_REQUEST_
Using the records that follow, reproduce exactly the lines starting at the line containing "Rebuild this chart as a Python script, using seaborn" and ending at the line containing "import seaborn as sns". Include both end lines and no pictures.

===============

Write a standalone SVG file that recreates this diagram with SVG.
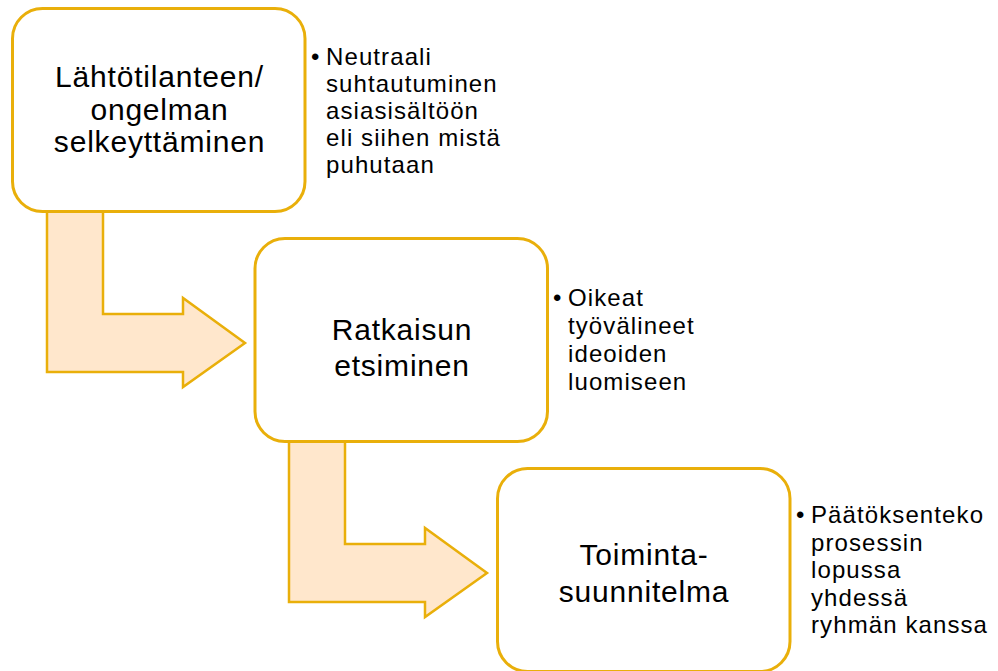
<svg xmlns="http://www.w3.org/2000/svg" width="998" height="671" viewBox="0 0 998 671">
  <style>
    .arrow { fill: #FFE7CC; stroke: #E9AF0A; stroke-width: 2.5; stroke-linejoin: miter; }
    .box { fill: #FFFFFF; stroke: #E9AF0A; stroke-width: 3; }
    .main { font-family: "Liberation Sans", Arial, sans-serif; font-size: 30px; letter-spacing: 0.8px; fill: #000000; text-anchor: middle; }
    .note { font-family: "Liberation Sans", Arial, sans-serif; font-size: 24px; letter-spacing: 1.1px; fill: #000000; }
  </style>
  <rect width="998" height="671" fill="#FFFFFF"/>
  <g id="connectors">
    <polygon class="arrow" points="47,200 103,200 103,314 183,314 183,298 245,343 183,387 183,372 47,372"/>
    <polygon class="arrow" points="289,430 345,430 345,544 425,544 425,528 487,573 425,617 425,602 289,602"/>
  </g>
  <g id="node1">
    <rect class="box" x="12.5" y="8.5" width="292.5" height="203" rx="30" ry="30"/>
    <text class="main"><tspan x="159.5" y="87">Lähtötilanteen/</tspan><tspan x="159.5" y="119.5">ongelman</tspan><tspan x="159.5" y="152">selkeyttäminen</tspan></text>
  </g>
  <g id="note1">
    <text class="note"><tspan x="311" y="64.5">•</tspan></text>
    <text class="note"><tspan x="326" y="64.5">Neutraali</tspan><tspan x="326" y="91.5">suhtautuminen</tspan><tspan x="326" y="118.5">asiasisältöön</tspan><tspan x="326" y="145.5">eli siihen mistä</tspan><tspan x="326" y="172.5">puhutaan</tspan></text>
  </g>
  <g id="node2">
    <rect class="box" x="255" y="238.5" width="292.5" height="203" rx="30" ry="30"/>
    <text class="main"><tspan x="402" y="340">Ratkaisun</tspan><tspan x="402" y="376">etsiminen</tspan></text>
  </g>
  <g id="note2">
    <text class="note"><tspan x="553" y="305.5">•</tspan></text>
    <text class="note"><tspan x="568" y="305.5">Oikeat</tspan><tspan x="568" y="333.5">työvälineet</tspan><tspan x="568" y="361.5">ideoiden</tspan><tspan x="568" y="389.5">luomiseen</tspan></text>
  </g>
  <g id="node3">
    <rect class="box" x="497.5" y="468.5" width="292.5" height="203" rx="30" ry="30"/>
    <text class="main"><tspan x="644" y="565">Toiminta-</tspan><tspan x="644" y="601.5">suunnitelma</tspan></text>
  </g>
  <g id="note3">
    <text class="note"><tspan x="796" y="522.5">•</tspan></text>
    <text class="note"><tspan x="811" y="522.5">Päätöksenteko</tspan><tspan x="811" y="550.5">prosessin</tspan><tspan x="811" y="578">lopussa</tspan><tspan x="811" y="605.5">yhdessä</tspan><tspan x="811" y="633">ryhmän kanssa</tspan></text>
  </g>
</svg>
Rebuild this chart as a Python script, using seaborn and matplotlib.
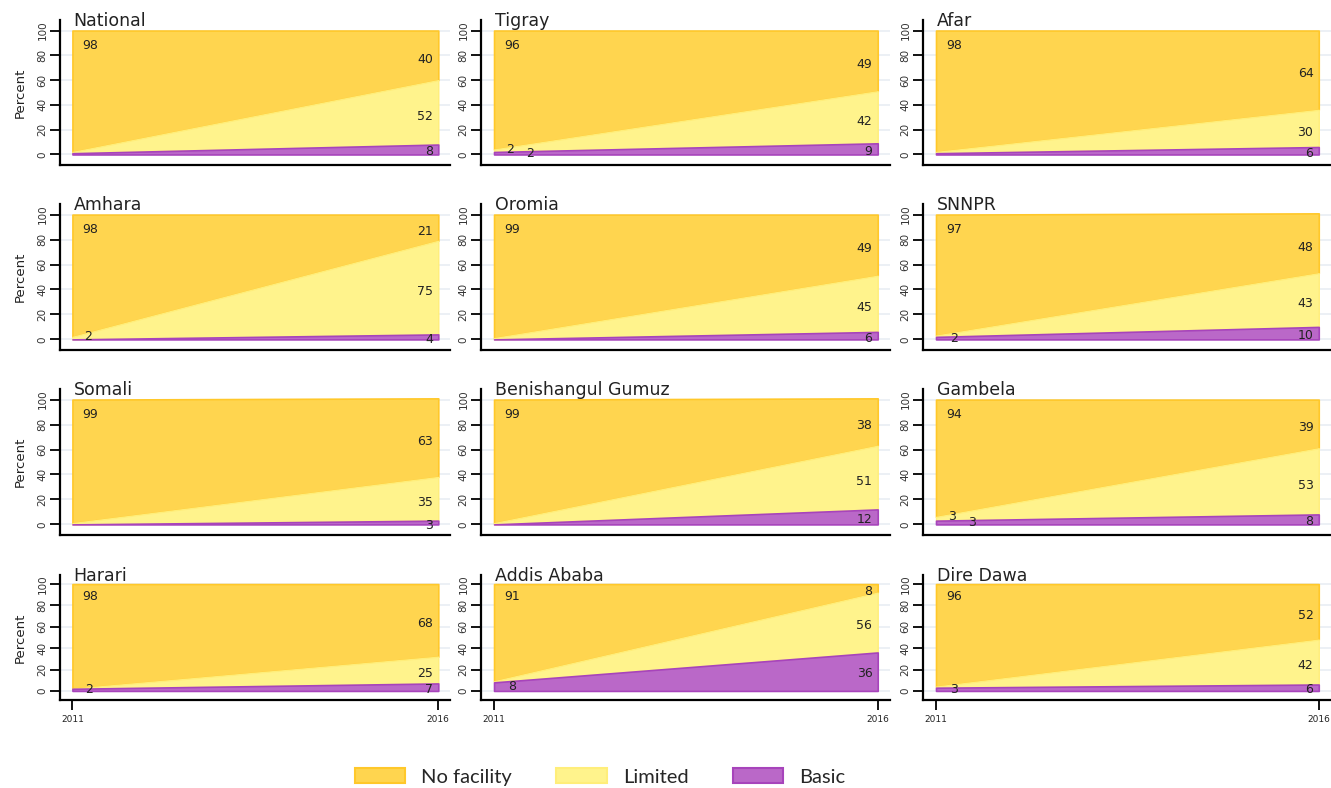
import matplotlib
matplotlib.use("Agg")
import matplotlib.pyplot as plt
import matplotlib.patches as mpatches
import numpy as np
import pandas as pd
import seaborn as sns

# datos
regions = ["National", "Tigray", "Afar", "Amhara", "Oromia", "SNNPR",
           "Somali", "Benishangul Gumuz", "Gambela", "Harari", "Addis Ababa", "Dire Dawa"]
years = [2011, 2016]
basic_2011 = [1, 2, 1, 0, 0, 2, 0, 0, 3, 2, 8, 3]
limited_2011 = [1, 2, 1, 2, 1, 1, 1, 1, 3, 0, 1, 1]
none_2011 = [98, 96, 98, 98, 99, 97, 99, 99, 94, 98, 91, 96]
basic_2016 = [8, 9, 6, 4, 6, 10, 3, 12, 8, 7, 36, 6]
limited_2016 = [52, 42, 30, 75, 45, 43, 35, 51, 53, 25, 56, 42]
none_2016 = [40, 49, 64, 21, 49, 48, 63, 38, 39, 68, 8, 52]

categories = ["No facility", "Limited", "Basic"]
fills = {"No facility": "#FFD54F", "Limited": "#FFF38C", "Basic": "#BA68C8"}
edges = {"No facility": "#FFC82A", "Limited": "#FFEE7A", "Basic": "#A744BB"}

rows = []
for i, r in enumerate(regions):
    rows.append([r, 2011, basic_2011[i], limited_2011[i], none_2011[i]])
    rows.append([r, 2016, basic_2016[i], limited_2016[i], none_2016[i]])
df = pd.DataFrame(rows, columns=["region", "year", "Basic", "Limited", "No facility"])

sns.set_theme(style="white")
plt.rcParams["font.family"] = ["DejaVu Sans"]

fig = plt.figure(figsize=(13.31, 7.88), dpi=100)
W, H = 1331, 788
col_x = [(60, 450), (481, 890), (923, 1331)]
row_y = [(20, 165), (204, 350), (389, 535), (575, 700)]

for k, region in enumerate(regions):
    r, c = divmod(k, 3)
    x0, x1 = col_x[c]
    y0, y1 = row_y[r]
    ax = fig.add_axes([x0 / W, 1 - y1 / H, (x1 - x0) / W, (y1 - y0) / H])
    d = df[df.region == region].sort_values("year")
    x = d.year.values
    b = d["Basic"].values
    l = d["Limited"].values
    n = d["No facility"].values

    ax.fill_between(x, b + l, b + l + n, facecolor=fills["No facility"],
                    edgecolor=edges["No facility"], lw=1.2, zorder=2)
    ax.fill_between(x, b, b + l, facecolor=fills["Limited"],
                    edgecolor=edges["Limited"], lw=1.0, zorder=3)
    ax.fill_between(x, 0, b, facecolor=fills["Basic"],
                    edgecolor=edges["Basic"], lw=1.2, zorder=4)

    ax.set_xlim(2010.83, 2016.16)
    ax.set_ylim(-8.5, 108.5)
    ax.set_yticks([0, 20, 40, 60, 80, 100])
    ax.set_yticklabels(["0", "20", "40", "60", "80", "100"], rotation=90,
                       va="center", fontsize=7.5, color="#333333")
    ax.grid(axis="y", color="#E9EEF3", lw=1.2, zorder=0)
    ax.tick_params(axis="y", length=7, width=1.3, color="black", pad=2, left=True)
    if r == 3:
        ax.set_xticks(years)
        ax.set_xticklabels([str(y) for y in years], fontsize=6.5, color="#222222")
        ax.tick_params(axis="x", length=7, width=1.3, color="black", pad=4, bottom=True)
    else:
        ax.set_xticks([])
    for s in ["top", "right"]:
        ax.spines[s].set_visible(False)
    for s in ["left", "bottom"]:
        ax.spines[s].set_color("black")
        ax.spines[s].set_linewidth(1.6)
    if c == 0:
        ax.set_ylabel("Percent", fontsize=9.5, labelpad=8, color="#222222")
    ax.text(0.035, 0.995, region, transform=ax.transAxes, fontsize=12.5,
            ha="left", va="center", color="#222222", zorder=6)

    # etiquetas 2016
    lbl = dict(fontsize=9, color="#222222", zorder=6, va="center")
    ax.text(2015.93, b[1] + l[1] + n[1] / 2 - 3, str(n[1]), ha="right", **lbl)
    ax.text(2015.93, b[1] + l[1] / 2 - 3, str(l[1]), ha="right", **lbl)
    ax.text(2015.93, b[1] / 2 - 2, str(b[1]), ha="right", **lbl)
    # etiquetas 2011
    ax.text(2011.13, 88, str(n[0]), ha="left", **lbl)
    if l[0] >= 2:
        ax.text(2011.16, b[0] + l[0], str(l[0]), ha="left", **lbl)
    if b[0] >= 2:
        xb = 2011.42 if l[0] >= 2 else 2011.18
        ax.text(xb, max(b[0] / 2, 0.5), str(b[0]), ha="left", **lbl)

handles = [mpatches.Patch(facecolor=fills[c], edgecolor=edges[c], lw=1.5, label=c)
           for c in categories]
fig.legend(handles=handles, loc="center", bbox_to_anchor=(600 / W, 1 - 777 / H), ncol=3,
           frameon=False, prop={"family": "Lato", "size": 14.5}, handlelength=2.5,
           handleheight=0.7, handletextpad=0.8, columnspacing=2.2)

fig.savefig("out.png", dpi=100)
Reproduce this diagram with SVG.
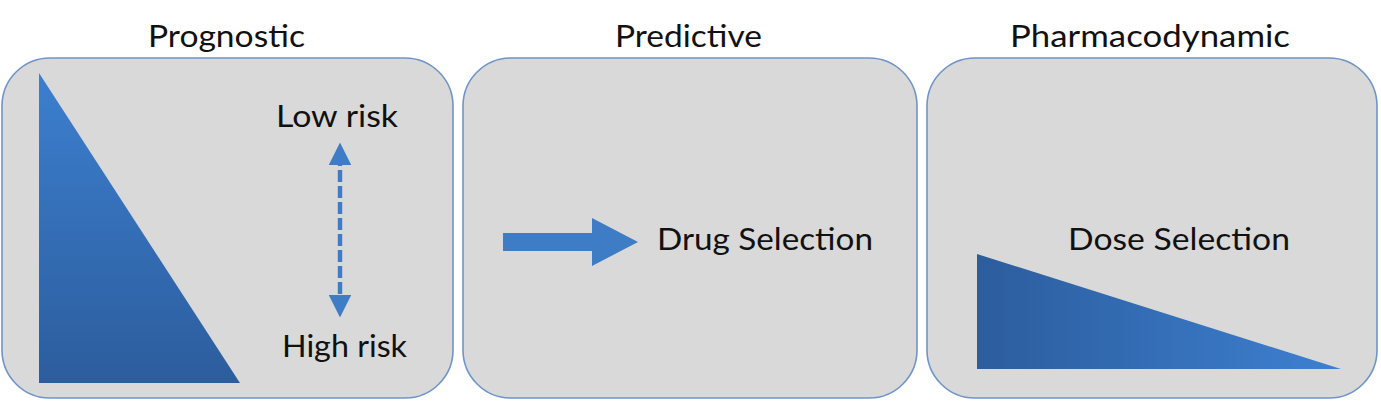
<svg xmlns="http://www.w3.org/2000/svg" width="1381" height="402" viewBox="0 0 1381 402">
<style>
.box{fill:#d9d9d9;stroke:#6f94c9;stroke-width:1.6}
.t{font-family:Lato,"Open Sans","Liberation Sans",sans-serif;font-size:30px;fill:#111;text-anchor:middle}
.blue{fill:#3f7cc6}
</style>
<defs>
<linearGradient id="g1" x1="0" y1="0" x2="0" y2="1">
<stop offset="0" stop-color="#3c7fcf"/>
<stop offset="1" stop-color="#2c5d9d"/>
</linearGradient>
<linearGradient id="g3" x1="0" y1="0" x2="1" y2="0">
<stop offset="0" stop-color="#2c5d9d"/>
<stop offset="1" stop-color="#3d80d1"/>
</linearGradient>
<marker id="ah" viewBox="0 0 10 10" refX="5" refY="5" markerWidth="5.2" markerHeight="5.2" orient="auto-start-reverse" markerUnits="strokeWidth">
<path d="M0,0 L10,5 L0,10 z" fill="#3f7cc6"/>
</marker>
</defs>
<rect width="1381" height="402" fill="#ffffff"/>
<g id="prognostic">
<text class="t" x="226.5" y="47" textLength="157" lengthAdjust="spacingAndGlyphs">Prognostic</text>
<rect class="box" x="2" y="58" width="451" height="340" rx="48" ry="48"/>
<polygon points="39,73 240,383 39,383" fill="url(#g1)"/>
<text class="t" x="337" y="127" textLength="122" lengthAdjust="spacingAndGlyphs">Low risk</text>
<text class="t" x="344.5" y="357" textLength="125" lengthAdjust="spacingAndGlyphs">High risk</text>
</g>
<g id="predictive">
<text class="t" x="688.5" y="47" textLength="147" lengthAdjust="spacingAndGlyphs">Predictive</text>
<rect class="box" x="463" y="58" width="454" height="340" rx="48" ry="48"/>
<polygon class="blue" points="503,233 592,233 592,218 638,242 592,266 592,251 503,251"/>
<text class="t" x="765" y="250" textLength="216" lengthAdjust="spacingAndGlyphs">Drug Selection</text>
</g>
<g id="pharmacodynamic">
<text class="t" x="1150" y="47" textLength="280" lengthAdjust="spacingAndGlyphs">Pharmacodynamic</text>
<rect class="box" x="927" y="58" width="450" height="340" rx="48" ry="48"/>
<polygon points="977,254 1341,369 977,369" fill="url(#g3)"/>
<text class="t" x="1179" y="250" textLength="222" lengthAdjust="spacingAndGlyphs">Dose Selection</text>
</g>
<g id="connectors">
<line x1="340" y1="154" x2="340" y2="306" stroke="#3f7cc6" stroke-width="4.4" stroke-dasharray="12,4" marker-start="url(#ah)" marker-end="url(#ah)"/>
</g>
</svg>
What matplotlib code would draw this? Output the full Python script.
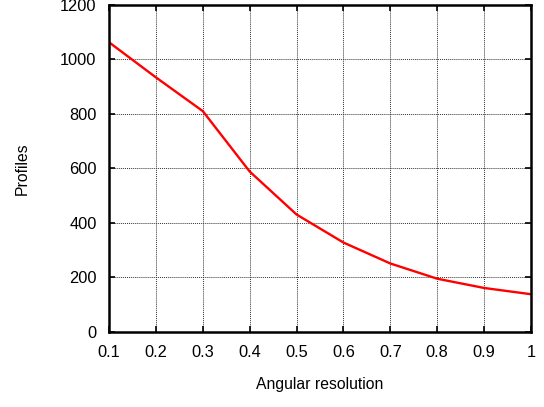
import matplotlib
matplotlib.use("Agg")
import matplotlib.pyplot as plt

resolution = [0.1, 0.2, 0.3, 0.4, 0.5, 0.6, 0.7, 0.8, 0.9, 1.0]
profiles = [1063, 934, 810, 588, 430, 327, 250, 194, 160, 137]
xticks = [0.1, 0.2, 0.3, 0.4, 0.5, 0.6, 0.7, 0.8, 0.9, 1.0]
xtick_labels = ["0.1", "0.2", "0.3", "0.4", "0.5", "0.6", "0.7", "0.8", "0.9", "1"]
yticks = [0, 200, 400, 600, 800, 1000, 1200]

plt.rcParams['font.family'] = ['Liberation Sans', 'DejaVu Sans']

fig = plt.figure(figsize=(5.44, 4.07), dpi=100)
ax = fig.add_axes([0.2004, 0.1855, 0.7757, 0.8022])
ax.plot(resolution, profiles, color='#ff0000', lw=1.7)
ax.set_xlim(0.1, 1.0)
ax.set_ylim(0, 1200)
ax.set_xticks(xticks)
ax.set_xticklabels(xtick_labels)
ax.set_yticks(yticks)
ax.grid(True, color='#333333', linestyle=(0, (1, 1)), lw=0.7)
for s in ax.spines.values():
    s.set_linewidth(1.8)
ax.tick_params(direction='in', length=4, width=1.2, top=True, right=True,
               labelsize=11.8)
ax.tick_params(axis='x', pad=10)
ax.tick_params(axis='y', pad=9)
ax.set_xlabel("Angular resolution", fontsize=11.3, labelpad=12)
ax.set_ylabel("Profiles", fontsize=11.3, labelpad=22)
fig.savefig("out.png", dpi=100)
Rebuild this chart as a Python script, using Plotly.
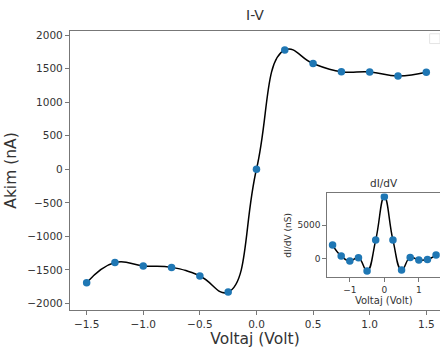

===============

_FINISHED EXERCISE_
Rebuild this chart as a Python script, using seaborn and matplotlib.
import matplotlib
matplotlib.use("Agg")
import matplotlib.pyplot as plt
import matplotlib.patches as mpatches
import numpy as np
import pandas as pd
import seaborn as sns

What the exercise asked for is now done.